Japan is considering procuring the short take-off and vertical-landing (STOVL) variant of the Lockheed Martin F-35 Lightning II Joint Strike Fighter (JSF) to improve the defence capabilities of its remote islands, according to a 12 February report by The Yomiuri Shimbun newspaper.
The Japan Air Self-Defense Force (JASDF) is mulling operating the F-35B from about fiscal year 2026 (FY 2026) from commercial airports located on these islands, said the media report, adding that the government in Tokyo is planning to indicate the number of aircraft to be procured in the next Medium Term Defense Programme, which is to be compiled at the end of 2018.
It is also mulling to include related expenses in the FY 2019 budget plan, with a view to starting the delivery of F-35Bs from around FY 2024, the paper quoted unnamed sources as saying.
“The F-35B is likely to be defined as a successor to the F-15: the JASDF’s main fighter jet. One plan is to introduce about 20 to 40 F-35Bs, which would correspond to one to two squadrons. Tokyo is also considering increasing the number of F-35As in the next mid-term defence programme,” according to the paper.

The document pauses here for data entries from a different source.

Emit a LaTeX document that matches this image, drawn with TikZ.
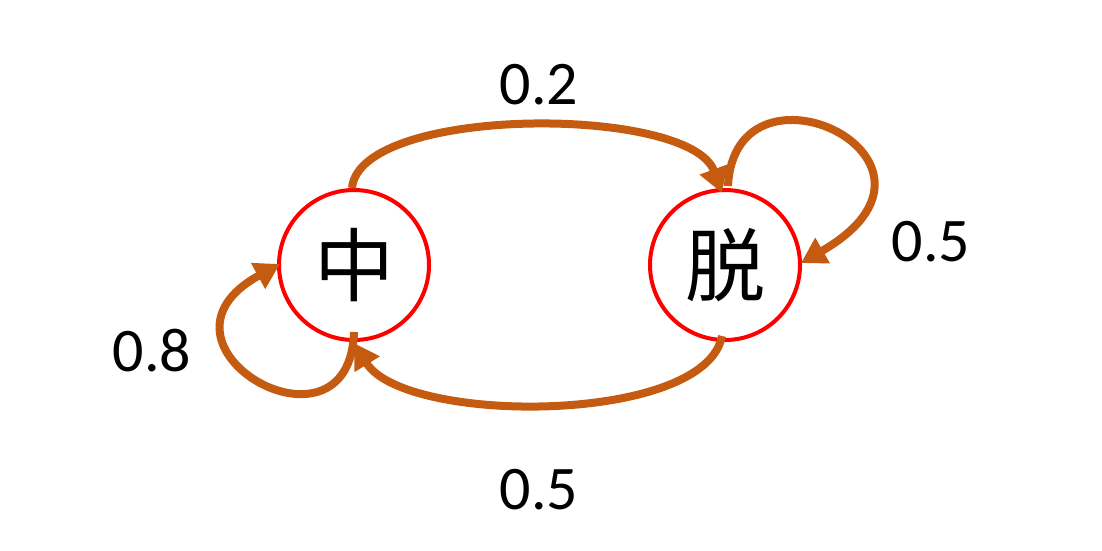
\documentclass[tikz,border=0pt]{standalone}
\usepackage{fontspec}
\setmainfont{Carlito}
\newfontfamily\cjk{Noto Sans CJK SC}
\usetikzlibrary{arrows.meta}
\definecolor{arc}{HTML}{C55A11}
\begin{document}
\begin{tikzpicture}[x=1pt,y=-1pt,
  state/.style={circle,draw=red,line width=4pt,minimum size=150pt,inner sep=0pt,font=\cjk\fontsize{80}{80}\selectfont},
  edge/.style={draw=arc,line width=8pt,-{Triangle[length=25pt,width=28pt]}},
  lab/.style={font=\fontsize{62}{62}\selectfont,inner sep=0pt}]
\useasboundingbox (0,0) rectangle (1102,550);
\node[state] (a) at (354,265) {中};
\node[state] (b) at (725,265) {脱};
\coordinate (a1) at (352,188);
\coordinate (b1) at (722,193);
\coordinate (b2) at (728,186);
\coordinate (b3) at (801,263);
\coordinate (a2) at (354,332);
\coordinate (a3) at (280,264);
\coordinate (b4) at (722,336);
\coordinate (a4) at (354,343);
\draw[edge] (a1) .. controls (360,105) and (690,105) .. (b1);
\draw[edge] (b2) .. controls (735,45) and (980,160) .. (b3);
\draw[edge] (a2) .. controls (350,470) and (132,345) .. (a3);
\draw[edge] (b4) .. controls (705,425) and (405,425) .. (a4);
\node[lab] (l1) at (539,85) {0.2};
\node[lab] (l2) at (931,242) {0.5};
\node[lab] (l3) at (152,351) {0.8};
\node[lab] (l4) at (539,490) {0.5};
\end{tikzpicture}
\end{document}
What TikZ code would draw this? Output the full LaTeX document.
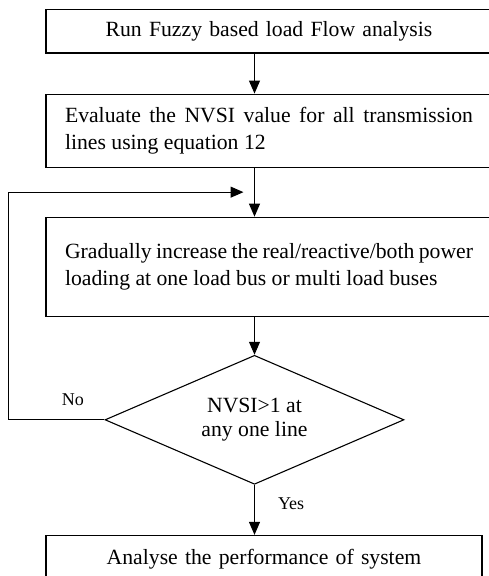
\documentclass[tikz,border=0pt]{standalone}
\usepackage{fontspec}
\setmainfont{Liberation Serif}
\usepackage{tikz}
\usetikzlibrary{shapes.geometric,arrows.meta,positioning,calc}

\tikzset{
  block/.style={draw,rectangle,line width=1.1pt,inner xsep=19pt,inner ysep=0pt,
    font=\fontsize{21.7}{27}\selectfont},
  decide/.style={draw,diamond,line width=1.1pt,inner sep=0pt,aspect=2.32,
    minimum width=299pt,minimum height=129pt,align=center,
    font=\fontsize{21.7}{24}\selectfont},
  lbl/.style={font=\fontsize{18}{20}\selectfont,inner sep=0pt}
}

\begin{document}
\begin{tikzpicture}[>={Triangle[length=13pt,width=11pt]},line width=1.1pt]
  \useasboundingbox (0,0) rectangle (488pt,-576pt);
  \node[block,text width=408pt,align=center,minimum height=43.5pt] (run) at (269pt,-31.25pt)
    {Run Fuzzy based load Flow analysis};
  \node[block,text width=408pt,align=justify,minimum height=73pt] (nvsi) [below=40pt of run]
    {Evaluate the NVSI value for all transmission\linebreak lines using equation 12};
  \node[block,text width=408pt,align=justify,minimum height=99pt] (load) [below=49pt of nvsi]
    {Gradually increase the real/reactive/both power\linebreak loading at one load bus or multi load buses};
  \node[decide] (check) [below=38pt of load,xshift=-14.5pt] {NVSI>1 at\\any one line};
  \node[block,text width=398pt,align=center,minimum height=48pt] (perf) [below=50pt of check,xshift=9.5pt]
    {Analyse the performance of system};
  \coordinate (join) at ($(nvsi.south -| check.north)!0.5!(load.north -| check.north)$);
  \path[->]
  (run.south -| check.north) edge (nvsi.north -| check.north)
  (nvsi.south -| check.north) edge (load.north -| check.north)
  (load.south -| check.north) edge (check.north)
  (check.south) edge node[lbl,right=23pt,pos=0.38] {Yes} (perf.north -| check.south)
  ;
  \draw[->] (check.west) -- node[lbl,above=14pt,pos=0.33] {No} ++(-96pt,0)
    |- ([xshift=-11pt]join);
\end{tikzpicture}
\end{document}
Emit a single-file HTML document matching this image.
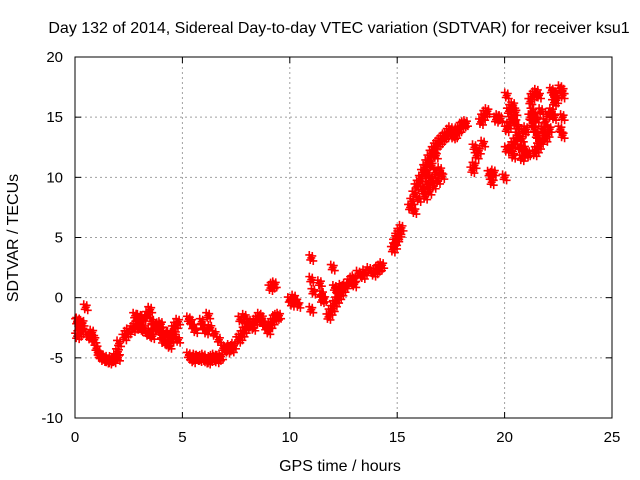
<!DOCTYPE html>
<html><head><meta charset="utf-8"><style>
html,body{margin:0;padding:0;background:#fff;}
svg{display:block;font-family:"Liberation Sans",sans-serif;}
</style></head><body>
<svg id="chart" width="640" height="480" viewBox="0 0 640 480" xmlns="http://www.w3.org/2000/svg">
<text x="339" y="33" font-size="16" text-anchor="middle" fill="#000">Day 132 of 2014, Sidereal Day-to-day VTEC variation (SDTVAR) for receiver ksu1</text>
<text x="340" y="471" font-size="16" text-anchor="middle" fill="#000">GPS time / hours</text>
<text x="18" y="238" font-size="16" text-anchor="middle" fill="#000" transform="rotate(-90 18 238)">SDTVAR / TECUs</text>
<g id="grid"></g>
<g id="ticks"></g>
<g id="points"></g>
<rect x="75" y="57" width="537" height="361" fill="none" stroke="#000" stroke-width="1"/>
</svg>
<script>
const xTicks = [0,5,10,15,20,25];
const yTicks = [-10,-5,0,5,10,15,20];
const gpsHours = [
0.1,0.15,0.2,0.25,0.3,0.35,0.1,0.2,0.3,0.5,0.6,0.7,0.8,0.9,1.0,1.1,1.15,1.2,1.3,1.4,1.5,1.6,1.7,1.8,1.9,2.0,2.0,2.05,2.3,2.4,2.5,
2.7,2.8,2.9,3.0,3.1,3.2,2.8,3.0,3.2,3.4,3.5,3.6,3.7,3.4,3.5,3.6,3.8,3.9,4.0,4.1,4.2,4.0,4.1,4.3,4.4,4.5,4.6,4.7,4.8,4.4,4.6,4.8,
5.3,5.4,5.5,5.6,5.3,5.4,5.5,5.6,5.7,5.8,5.9,6.0,6.1,6.2,6.3,6.4,6.5,6.6,6.7,6.8,6.3,6.5,6.7,6.9,5.9,6.0,6.1,6.2,
7.0,7.1,7.2,7.3,7.4,7.6,7.7,7.8,7.9,8.0,7.7,7.9,8.1,8.2,8.3,8.4,8.5,8.6,8.7,8.8,8.9,9.0,9.1,9.2,9.3,9.4,9.5,9.1,9.2,9.3,
10.0,10.1,10.2,10.3,10.4,11.0,11.0,11.1,11.0,11.4,11.5,11.5,11.6,11.8,11.9,12.0,12.1,12.2,12.3,12.4,12.5,12.0,12.1,12.2,12.4,12.6,12.8,12.9,13.0,
13.0,13.2,13.4,13.5,13.7,13.9,14.0,14.1,14.2,14.3,
14.8,14.9,15.0,15.1,15.2,14.9,15.0,15.1,
15.6,15.7,15.8,15.9,16.0,16.1,16.2,16.3,16.4,16.5,16.6,16.7,16.8,16.9,17.0,17.1,17.2,15.8,16.0,16.2,16.4,16.6,16.8,16.3,16.5,16.7,16.9,17.1,16.4,16.6,16.8,17.0,
17.3,17.4,17.5,17.6,17.7,17.8,17.6,17.9,18.0,18.1,18.2,18.5,18.6,18.7,18.8,18.6,18.9,19.0,19.1,19.2,19.0,19.3,19.4,19.4,19.5,19.6,19.7,19.8,
20.0,20.1,20.1,20.1,20.2,20.3,20.4,20.5,20.2,20.3,20.4,20.5,20.6,20.3,20.4,20.5,20.4,20.6,20.7,20.8,20.9,21.0,21.1,20.8,20.9,21.0,
21.2,21.3,21.4,21.5,21.6,21.2,21.3,21.4,21.5,21.6,21.3,21.4,21.5,21.4,21.5,21.6,21.7,21.8,21.9,22.0,21.7,21.8,21.9,22.0,22.1,22.2,22.3,22.4,22.2,22.3,22.4,22.3,22.6,22.7,22.7,22.6,22.7,22.7
];
const sdtvar = [
-2.0,-1.9,-2.2,-2.5,-2.3,-2.1,-3.2,-3.0,-2.8,-0.8,-3.1,-3.3,-2.9,-3.5,-4.2,-4.6,-4.8,-4.9,-5.1,-5.0,-5.2,-5.3,-5.1,-5.2,-4.9,-5.0,-4.5,-3.8,-3.3,-3.0,-2.8,
-2.6,-2.4,-2.2,-2.5,-2.1,-2.7,-1.5,-1.6,-1.7,-1.4,-1.0,-2.0,-2.5,-3.0,-2.8,-3.2,-2.6,-2.3,-2.9,-3.3,-3.0,-2.2,-3.6,-3.8,-4.0,-3.5,-2.6,-2.3,-2.0,-3.0,-3.2,-3.5,
-1.8,-2.0,-2.4,-2.7,-4.8,-5.0,-5.2,-4.9,-5.0,-5.1,-5.0,-4.9,-5.2,-5.3,-5.1,-5.0,-4.9,-5.2,-5.0,-4.9,-2.5,-3.0,-3.5,-4.2,-2.0,-2.5,-2.8,-1.5,
-4.2,-4.4,-4.1,-4.3,-4.0,-3.5,-3.3,-3.0,-2.7,-2.4,-1.8,-1.6,-2.0,-2.3,-2.5,-2.0,-1.8,-1.5,-1.7,-2.2,-2.5,-2.8,-2.3,-2.0,-1.7,-1.6,-1.5,0.8,1.0,1.1,
-0.2,-0.5,0.0,-0.3,-0.6,3.3,1.5,0.5,-1.0,1.2,-0.2,0.3,-0.1,-1.6,-1.2,-0.9,-0.5,-0.2,0.1,0.4,0.7,2.5,0.8,0.6,0.9,1.0,1.3,1.5,1.1,
1.6,2.0,1.8,2.1,2.3,2.0,2.2,2.4,2.5,2.7,
4.0,4.6,5.1,5.5,5.8,4.3,4.9,5.3,
7.5,8.0,8.6,9.2,9.5,9.9,10.4,10.8,11.2,11.6,12.0,12.3,12.6,12.8,13.0,13.2,13.4,7.2,8.2,9.0,10.2,11.0,11.8,8.4,8.8,9.3,9.7,10.1,9.4,9.9,10.4,10.6,
13.5,13.8,14.0,13.7,13.5,13.9,13.4,14.0,14.3,14.4,14.5,10.6,11.0,11.8,12.2,12.5,14.6,15.0,15.3,15.5,12.8,10.3,10.0,9.6,10.4,14.8,15.0,14.9,
10.0,16.8,14.0,12.3,15.5,15.8,16.0,15.4,14.3,14.8,15.0,14.6,14.2,12.4,12.7,13.0,11.8,13.5,12.5,13.2,13.8,14.0,12.0,11.6,12.4,11.9,
16.3,16.7,16.9,17.1,16.8,15.0,14.5,14.0,13.5,13.0,15.5,15.2,14.8,12.0,12.3,12.6,13.0,14.0,14.6,15.2,15.5,13.8,13.2,13.6,14.0,15.5,16.2,16.8,17.2,17.0,16.4,15.0,17.4,17.2,16.8,14.0,15.0,13.5
];
const NS='http://www.w3.org/2000/svg';
const L=75,R=612,T=57,B=418;
function xs(v){return L+(v-0)/(25-0)*(R-L);}
function ys(v){return B-(v+10)/(30)*(B-T);}
const grid=document.getElementById('grid'),ticks=document.getElementById('ticks'),pts=document.getElementById('points');
function mk(tag,attrs,parent){const e=document.createElementNS(NS,tag);for(const k in attrs)e.setAttribute(k,attrs[k]);parent.appendChild(e);return e;}
xTicks.forEach(v=>{const x=xs(v);
 if(v>0&&v<25){const g=mk('line',{x1:x,y1:T,x2:x,y2:B,stroke:'#a0a0a0','stroke-dasharray':'2,3'},grid);
 
 }
 mk('line',{x1:x,y1:B,x2:x,y2:B-6,stroke:'#000'},ticks);mk('line',{x1:x,y1:T,x2:x,y2:T+6,stroke:'#000'},ticks);
 const t=mk('text',{x:x,y:B+24,'font-size':15,'text-anchor':'middle'},ticks);t.textContent=v;
 
 
});
yTicks.forEach(v=>{const y=ys(v);
 if(v>-10&&v<20){const g=mk('line',{x1:L,y1:y,x2:R,y2:y,stroke:'#a0a0a0','stroke-dasharray':'2,3'},grid);
 
 }
 mk('line',{x1:L,y1:y,x2:L+6,y2:y,stroke:'#000'},ticks);mk('line',{x1:R,y1:y,x2:R-6,y2:y,stroke:'#000'},ticks);
 const t=mk('text',{x:L-12,y:y+5,'font-size':15,'text-anchor':'end'},ticks);t.textContent=v;
 
 
});
const offs=[[0,0],[2,3],[-2,-3],[1,-2],[-1,2]];
gpsHours.forEach((h,i)=>{
 const cx=xs(h),cy=ys(sdtvar[i]);
 offs.forEach(o=>{
  const p=mk('path',{d:`M${cx+o[0]-4} ${cy+o[1]}h8M${cx+o[0]} ${cy+o[1]-4}v8`,stroke:'#ff0000','stroke-width':1.6,fill:'none'},pts);
  
  
 });
});
</script>
</body></html>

The Japan News had reported on 26 December 2017 that Tokyo could also procure the F-35B to operate from its two Izumo-class amphibious assault ships. According to newspaper, the proposal has reportedly been touted by the government as an option to improve interoperability with the United States, alongside another plan to allow US Marine Corps (USMC) F-35Bs to use the helicopter carriers as refuelling stations.
The latest development comes after the JASDF deployed its first conventional take-off and landing F-35A to Misawa Air Base in northern Japan. The aircraft, which was assembled and inspected at a Mitsubishi Heavy Industries (MHI) plant in Aichi Prefecture before flying to Misawa on 26 January, is the first of 10 F-35As that will be deployed to the base during FY 2018. Defence officials told Jane’s on 29 January that about 40 such fighter aircraft will eventually be stationed at the base to form two squadrons.
The Ministry of Defense (MoD) in Tokyo plans to equip the F-35A with the precision-guided, stand-off Joint Strike Missile (JSM) developed by Norwegian company Kongsberg Defence Systems. The JSM missiles have a range of 500 km, according to officials at the MoD.
Japan is one of only two F-35 customers outside of the United States to have a Final Assembly and Check Out (FACO) production facility, with Italy being the other. The JASDF is to receive 42 F-35As, of which 38 will be built by MHI at its FACO facility. The other four aircraft are being built by Lockheed Martin at its Fort Worth facility in Texas.
Tokyo’s consideration of acquiring F-35Bs is yet another indication that it is determined to enhance country’s ability to defend remote islands in the East China Sea amid increased activity by Chinese ships and aircraft in the area.
As Jane’s reported in late December 2017, the Japan Maritime Self-Defense Force’s (JMSDF’s) two 24,000-tonne Izumo-class helicopter carriers could be modified to accept F-35B operations with the fitting of heat-resistant deck spots for vertical landings.
A ‘ski-jump’ could also be retrofitted to assist with aircraft launches, although this would not be essential as the 248 m flight deck is comparable to the 257 m decks of the Wasp-class ships and to the 273 m decks of the America-class ships operated by the USMC as F-35B carriers, neither which are fitted with a ‘ski-jump’.
That said, it seems that the main challenges facing Japan are of a political nature. Asked about the media reports regarding the potential procurement of F-35Bs for carrier operations, Japanese Defence Minister Itsunori Onodera denied having any such plans.
Speaking to reporters on 26 December Onodera said that while the MoD in Tokyo is constantly conducting studies concerning the country’s defence capabilities, “we are not now conducting a specific study on introducing the F-35B or the conversion of an Izumo-class destroyer”.
“Under the exclusively defence-oriented policy, we do not possess offensive weapons whose capabilities are intended to be used exclusively for the purpose of inflicting destructive damage on enemy countries’ territories, so we will make judgement based on that,” he added.